★米国株式市場は続落:値ごろ感からの買いも米長期金利上昇で再下落
NYダウは184.41ドル安の32098.99ドル、ナスダックは124.04ポイント安の12017.67ポイントで取引を終了した。連邦準備制度理事会(FRB)のパウエル議長のジャクソンホール会議でのタカ派発言を受けて、利上げペース加速を警戒した売りが継続し、寄り付き後は大きく下落した。その後、足もとの相場急落を受けて値ごろ感からの買いにNYダウは一時上昇に転じる局面もあったが、長期金利の上昇を受けてハイテク株の売りが相場を再び押し下げた。VIX指数は25.56から26.21へ上昇した。
★NY外国為替市場:米長期金利に伴いドル買い優勢に
ドル/円は、アジア時間に一時139.00円まで上昇した反動でポジション調整目的の売りが先行すると、一時138.27円付近まで下押しした。WTI原油先物価格の上昇を背景に、対資源国通貨中心にドル売りが進んだ影響も受けた。ただ、パウエル米連邦準備理事会(FRB)議長の26日の講演で米金融引き締めの長期化観測が強まる中、引けにかけては再び強含んだ。米長期金利の上昇に伴う買いも入り、一時138.87円付近まで値を上げた。
ユーロ/ドルは、欧州の天然ガス価格の下落を受けて、エネルギー価格高騰によるユーロ圏景気の減速懸念が和らぐとユーロ買い戻しが広がった。フォンデアライエン欧州委員長が『電力市場への緊急介入を準備』と述べたと伝わるとユーロ買いがさらに進み、一時1.0029ドルと日通し高値を付けた。

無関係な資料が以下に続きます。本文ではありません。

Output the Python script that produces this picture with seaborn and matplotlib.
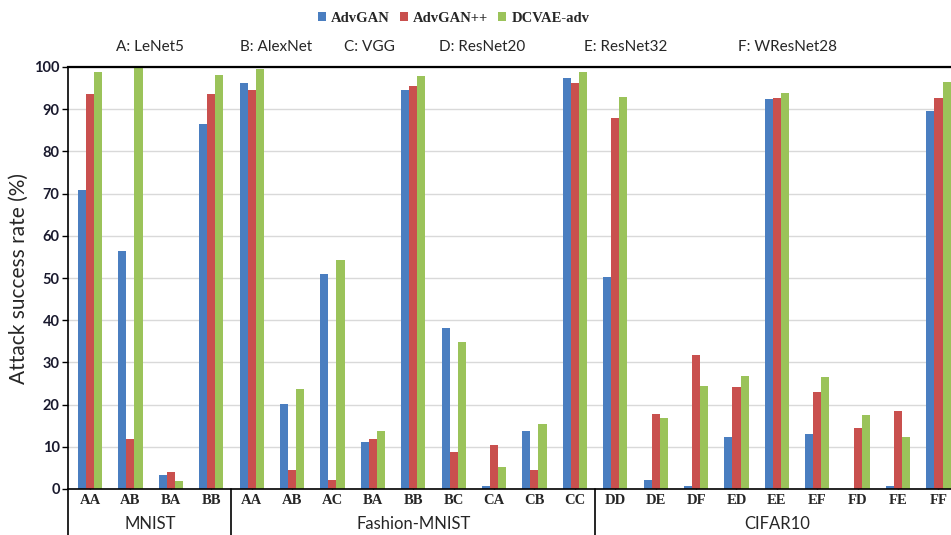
import matplotlib
matplotlib.use("Agg")
import matplotlib.pyplot as plt
from matplotlib.lines import Line2D
from matplotlib.patches import Patch
import pandas as pd
import seaborn as sns

# categories (attack source/target pairs) per dataset
mnist_pairs = ["AA", "AB", "BA", "BB"]
fashion_pairs = ["AA", "AB", "AC", "BA", "BB", "BC", "CA", "CB", "CC"]
cifar_pairs = ["DD", "DE", "DF", "ED", "EE", "EF", "FD", "FE", "FF"]
datasets = ["MNIST", "Fashion-MNIST", "CIFAR10"]
methods = ["AdvGAN", "AdvGAN++", "DCVAE-adv"]
models = ["A: LeNet5", "B: AlexNet", "C: VGG", "D: ResNet20", "E: ResNet32", "F: WResNet28"]

# attack success rate (%)
advgan = [70.9, 56.4, 3.2, 86.5,
          96.2, 20.1, 51.0, 11.1, 94.5, 38.2, 0.7, 13.7, 97.4,
          50.3, 2.1, 0.7, 12.3, 92.4, 13.0, 0.0, 0.7, 89.6]
advganpp = [93.6, 11.8, 4.0, 93.6,
            94.5, 4.5, 2.1, 11.8, 95.5, 8.8, 10.4, 4.5, 96.2,
            87.9, 17.8, 31.7, 24.2, 92.7, 23.0, 14.5, 18.5, 92.7]
dcvae = [98.8, 100.0, 1.8, 98.1,
         99.5, 23.7, 54.3, 13.7, 97.9, 34.8, 5.2, 15.4, 98.8,
         92.9, 16.8, 24.4, 26.8, 93.8, 26.5, 17.5, 12.3, 96.4]

colors = ["#4A7EC0", "#C9504E", "#9BC35A"]

groups = [mnist_pairs, fashion_pairs, cifar_pairs]
keys, labels = [], []
for ds, pairs in zip(datasets, groups):
    for p in pairs:
        keys.append(f"{ds}|{p}")
        labels.append(p)

rows = []
for name, vals in zip(methods, [advgan, advganpp, dcvae]):
    for k, v in zip(keys, vals):
        rows.append({"key": k, "method": name, "rate": v})
df = pd.DataFrame(rows)

sns.set_theme(style="white")
plt.rcParams["font.family"] = ["Lato", "DejaVu Sans"]

fig = plt.figure(figsize=(9.51, 5.35), dpi=100)
ax = fig.add_axes([68 / 951, 1 - 489 / 535, 1 - 68 / 951, (489 - 67) / 535])

sns.barplot(data=df, x="key", y="rate", hue="method", order=keys, hue_order=methods,
            palette=colors, width=0.6, linewidth=0, saturation=1, ax=ax, legend=False)

ax.set_ylim(0, 100)
ax.set_xlim(-0.545, 21.31)
ax.set_yticks(range(0, 101, 10))
ax.set_yticklabels([str(v) for v in range(0, 101, 10)], fontweight="bold",
                   fontsize=10.5, color="#1a1a2e")
ax.yaxis.grid(True, color="#D9D9D9", linewidth=1)
ax.set_axisbelow(True)
ax.tick_params(axis="y", direction="out", length=4, width=1, color="black", left=True, pad=2)
ax.tick_params(axis="x", direction="in", length=4, width=1, color="black", bottom=True)
ax.set_xticks(range(len(keys)))
ax.set_xticklabels(labels, fontsize=10.5, fontweight="bold", family="Liberation Serif")
ax.set_xlabel("")
ax.set_ylabel("Attack success rate (%)", fontsize=15, labelpad=4)

for side in ["left", "bottom"]:
    ax.spines[side].set_color("black")
    ax.spines[side].set_linewidth(1.2)
ax.spines["top"].set_color("black")
ax.spines["top"].set_linewidth(1.6)
ax.spines["right"].set_visible(False)

# second level of the category axis: separators and dataset names
trans = ax.get_xaxis_transform()
bounds = [-0.545, 3.5, 12.5]
for b in bounds:
    ax.add_line(Line2D([b, b], [0, -0.115], transform=trans, color="black",
                       linewidth=1.2, clip_on=False))
centers = [1.5, 8.0, 17.0]
for ds, c in zip(datasets, centers):
    ax.text(c, -0.082, ds, transform=trans, ha="center", va="center", fontsize=12)

# legend at top
handles = [Patch(facecolor=c, edgecolor="none") for c in colors]
fig.legend(handles, methods, loc="center", bbox_to_anchor=(0.477, 0.966), ncol=3,
           frameon=False, handlelength=0.55, handleheight=0.55, handletextpad=0.35,
           columnspacing=0.7, prop={"family": "Liberation Serif", "weight": "bold", "size": 10.5})

# model key line
model_x = [150, 276, 369, 482, 626, 788]
for m, x in zip(models, model_x):
    fig.text(x / 951, 1 - 47 / 535, m, ha="center", va="center", fontsize=11)

fig.savefig("out.png", dpi=100)
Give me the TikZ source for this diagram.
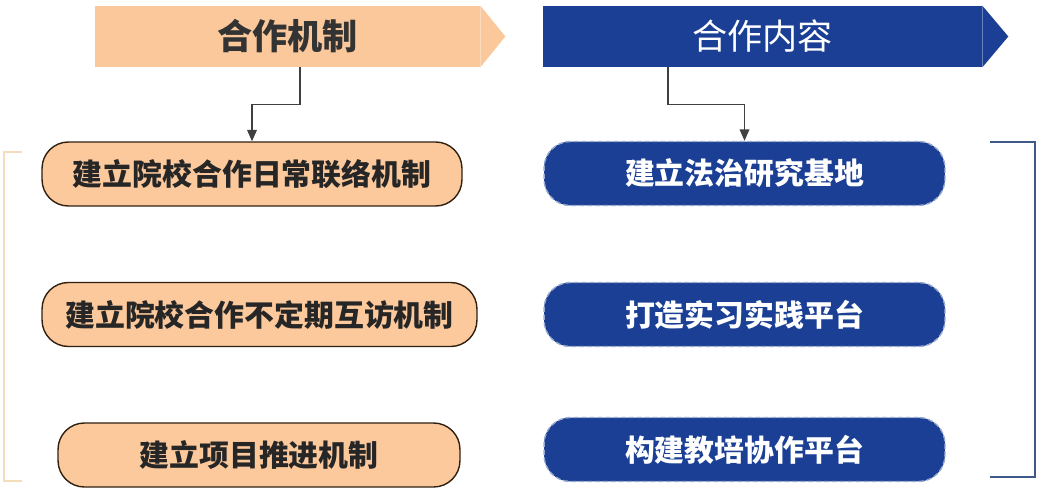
\documentclass[tikz,border=0pt]{standalone}
\usepackage{fontspec}
\newfontfamily\cjk{Noto Sans CJK SC}
\usetikzlibrary{calc,arrows.meta}
\definecolor{peach}{HTML}{FAC89A}
\definecolor{boxpeach}{HTML}{FCC99C}
\definecolor{navy}{HTML}{1A3F94}
\definecolor{brk}{HTML}{F3DDBA}
\definecolor{brkblue}{HTML}{3D5A8A}
\tikzset{
	hdr/.style={minimum height=1.22cm, inner sep=0pt},
	mech/.style={draw=black!75!brown, line width=0.8pt, fill=boxpeach, rounded corners=15pt, minimum height=1.28cm, inner sep=0pt, text=black!85, font=\cjk\bfseries\fontsize{17}{19}\selectfont},
	cont/.style={draw=navy!45!white, dashed, dash pattern=on 3pt off 1.5pt, line width=0.8pt, fill=navy, rounded corners=15pt, minimum height=1.28cm, minimum width=8.02cm, inner sep=0pt, text=white, font=\cjk\bfseries\fontsize{17}{19}\selectfont},
	link/.style={draw=black!75, line width=0.8pt, -{Triangle[width=5.5pt,length=6.5pt]}}
}
\begin{document}
\begin{tikzpicture}[x=0.02cm, y=-0.02cm]
		%%%%% START %%%%%
		\useasboundingbox (0, 0) rectangle (1053, 496);
		
		% headers
		\node[hdr, fill=peach, minimum width=7.7cm, text=black!80, font=\cjk\bfseries\fontsize{20}{22}\selectfont] (hdrMech) at (287.5, 36.5) {合作机制};
		\fill[peach] (hdrMech.north east) -- ($(hdrMech.east)+(25, 0)$) -- (hdrMech.south east) -- cycle;
		
		\node[hdr, fill=navy, minimum width=8.78cm, text=white, font=\cjk\fontsize{20}{22}\selectfont] (hdrCont) at (762.5, 36.5) {合作内容};
		\fill[navy] (hdrCont.north east) -- ($(hdrCont.east)+(26, 0)$) -- (hdrCont.south east) -- cycle;
		
		% left column
		\node[mech, minimum width=8.4cm] (mechA) at (252, 174) {建立院校合作日常联络机制};
		\node[mech, minimum width=8.7cm] (mechB) at (259.5, 314.5) {建立院校合作不定期互访机制};
		\node[mech, minimum width=8.04cm] (mechC) at (259, 455) {建立项目推进机制};
		
		% right column
		\node[cont] (contA) at (744.5, 173.5) {建立法治研究基地};
		\node[cont] (contB) at (744.5, 314.5) {打造实习实践平台};
		\node[cont] (contC) at (744.5, 449.5) {构建教培协作平台};
		
		% connectors
		\draw[link] ([xshift=0.25cm]hdrMech.south) -- ++(0, 37) -| (mechA.north);
		\draw[link] ([xshift=-1.89cm]hdrCont.south) -- ++(0, 37) -| (contA.north);
		
		% brackets
		\draw[brk, line width=0.6pt] (22, 152) -- (4, 152) -- (4, 481) -- (22, 481);
		\draw[brkblue, line width=0.8pt] (990, 142) -- (1035, 142) -- (1035, 477) -- (990, 477);
		%%%%% END %%%%%
\end{tikzpicture}
\end{document}
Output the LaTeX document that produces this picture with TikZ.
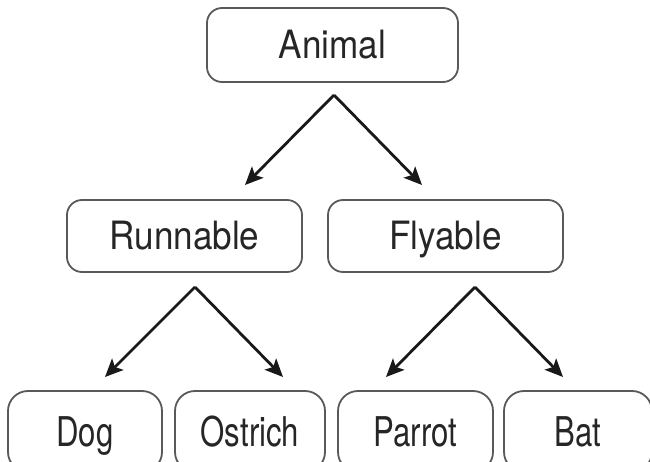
\documentclass[tikz,border=0pt]{standalone}
\usepackage{fontspec}
\newfontfamily\boxfont[FakeStretch=0.9]{TeX Gyre Heros}
\newfontfamily\leaffont[FakeStretch=0.76]{TeX Gyre Heros}
\usetikzlibrary{arrows.meta,positioning}
\colorlet{boxline}{black!65}
\tikzstyle{kind}=[draw=boxline,line width=1.8pt,rounded corners=15pt,
  minimum width=235pt,minimum height=72pt,inner sep=0pt,
  text height=28pt,text depth=0pt,text=black!85,
  font=\boxfont\fontsize{39}{39}\selectfont]
\tikzstyle{leaf}=[draw=boxline,line width=1.8pt,rounded corners=20pt,
  minimum width=152pt,minimum height=81pt,inner sep=0pt,
  text height=29.5pt,text depth=0pt,text=black!85,
  font=\leaffont\fontsize{41}{41}\selectfont]
\tikzstyle{isa}=[-{Stealth[length=18pt,width=16pt,inset=4pt]},line width=2.8pt,black!90]

\begin{document}
\begin{tikzpicture}[x=1pt, y=1pt, on grid]
  \useasboundingbox (0,0) rectangle (650,-462);
  \node[kind, minimum width=251pt, minimum height=74pt] (animal) at (332.5,-45) {Animal};
  \node[kind, below=191pt of animal, xshift=-148pt] (runnable) {Runnable};
  \node[kind, right=261pt of runnable]              (flyable)  {Flyable};
  \node[leaf, minimum width=154pt] (dog)     at (85,-431.5)   {Dog};
  \node[leaf, right=165pt of dog, minimum width=150pt] (ostrich) {Ostrich};
  \node[leaf, right=165.5pt of ostrich, minimum width=155pt] (parrot) {Parrot};
  \node[leaf, right=162.5pt of parrot, minimum width=148pt]  (bat) {Bat};

  % arrow ends
  \coordinate (a0) at (334,-95);
  \coordinate (a1) at (245,-185);
  \coordinate (a2) at (422,-185);
  \coordinate (r0) at (195,-287);
  \coordinate (r1) at (105,-377);
  \coordinate (r2) at (283,-377);
  \coordinate (f0) at (475,-287);
  \coordinate (f1) at (386,-377);
  \coordinate (f2) at (563,-377);

  \draw[isa] (a0) -- (a1);
  \draw[isa] (a0) -- (a2);
  \draw[isa] (r0) -- (r1);
  \draw[isa] (r0) -- (r2);
  \draw[isa] (f0) -- (f1);
  \draw[isa] (f0) -- (f2);
\end{tikzpicture}
\end{document}
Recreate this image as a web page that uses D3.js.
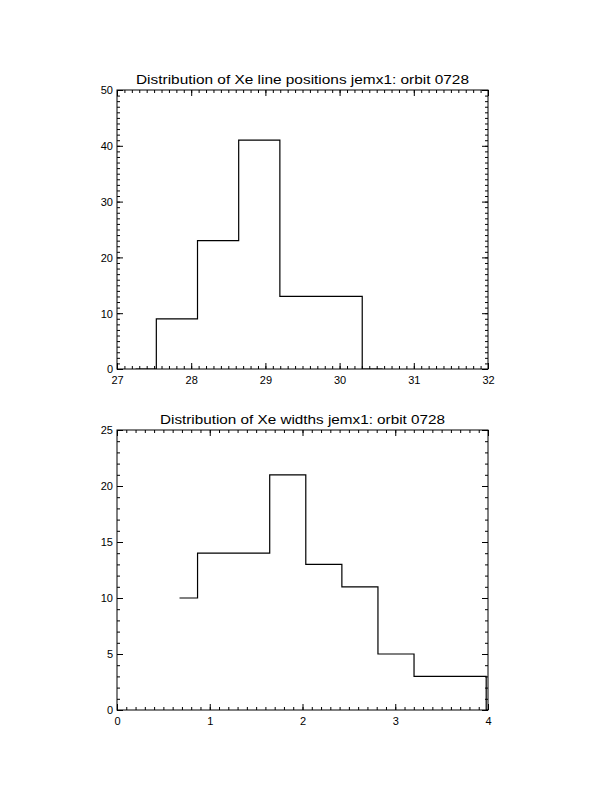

ただ、そのあとは米長期金利の上昇に伴うユーロ売り・ドル買いが出たため、0.9981ドル付近まで下押しした。レーン欧州中央銀行(ECB)専務理事兼チーフ・エコノミストが『遅過ぎず速過ぎない安定したペースでターミナルレートとの差を埋めることが重要』と述べ、大幅利上げの議論をけん制したことも相場の重しになった。なお、一部のECB政策委員会メンバーからは『記録的な高インフレに対処するため、来月8日の理事会で、通常の3倍に当たる0.75%の利上げについて議論すべき』との声が上がっている。
★NY原油先物市場は大幅続伸:減産による供給不安を背景にした買い優勢
NY原油先物市場は92.29ドル-97.37ドルのレンジ相場となった。サウジアラビアが先週、石油輸出国機構(OPEC)プラスが減産に踏み切る用意があると言及したことに関して、複数のOPEC加盟国が減産方針の支持を表明した。供給不安を背景にした買いが強まり、一時97.37ドルと7月29日以来の高値を更新する場面も見られた。アジア市場の序盤に92.29ドルまで下げたが、まもなく反転し、ニューヨーク市場の終盤にかけて97.37ドルまで値を上げた。米国株安が嫌気されたが、需給ひっ迫の思惑は消えていないことから、原油先物は欧米市場で底堅い動きを保ち、通常取引終了後の時間外取引では主に96ドル台で推移した。
★NY金先物市場はほぼ横ばい:米長期金利の上昇とドル高を意識され買い後退
NY金先物市場は1731.40-1757.90ドルのレンジ相場となった。前週末のパウエル米連邦準備理事会(FRB)議長発言を受けた米金利の上昇はこの日も継続した。金利がつかない資産である金相場の重しとなった。一方で、外国為替市場では対ユーロなどでドル売りが進んだため、ドル建てで取引される金の割安感を手掛かりにした買い戻しも入った。ロンドン市場の序盤にかけて1731.40ドルまで売られた後、ポジション調整的な買いが増えたことで反発した。ニューヨーク市場の序盤から中盤にかけて1757.90ドルまで買われる場面があった。ただ、米長期金利の上昇やドル高を意識して買いは縮小し、通常取引終了後の時間外取引では1750ドルを挟んだ水準で推移した。
★米国債券市場は下落:金融引き締めの長期化観測から売り優勢
米国債券市場で中長期ゾーンは下落(利回りは上昇)した。米2年物国債利回りは前営業日比0.05%高い(価格は下落)3.43%で終了した。また、米10年物国債利回りは前営業日比0.06%高い3.10%で終了した。前週末のパウエル米連邦準備理事会(FRB)議長の講演を受けて、金融引き締めの長期化観測が強まると債券売りが優勢となった。利回りは一時3.1266%前後と6月29日以来2カ月ぶりの高水準を付けた。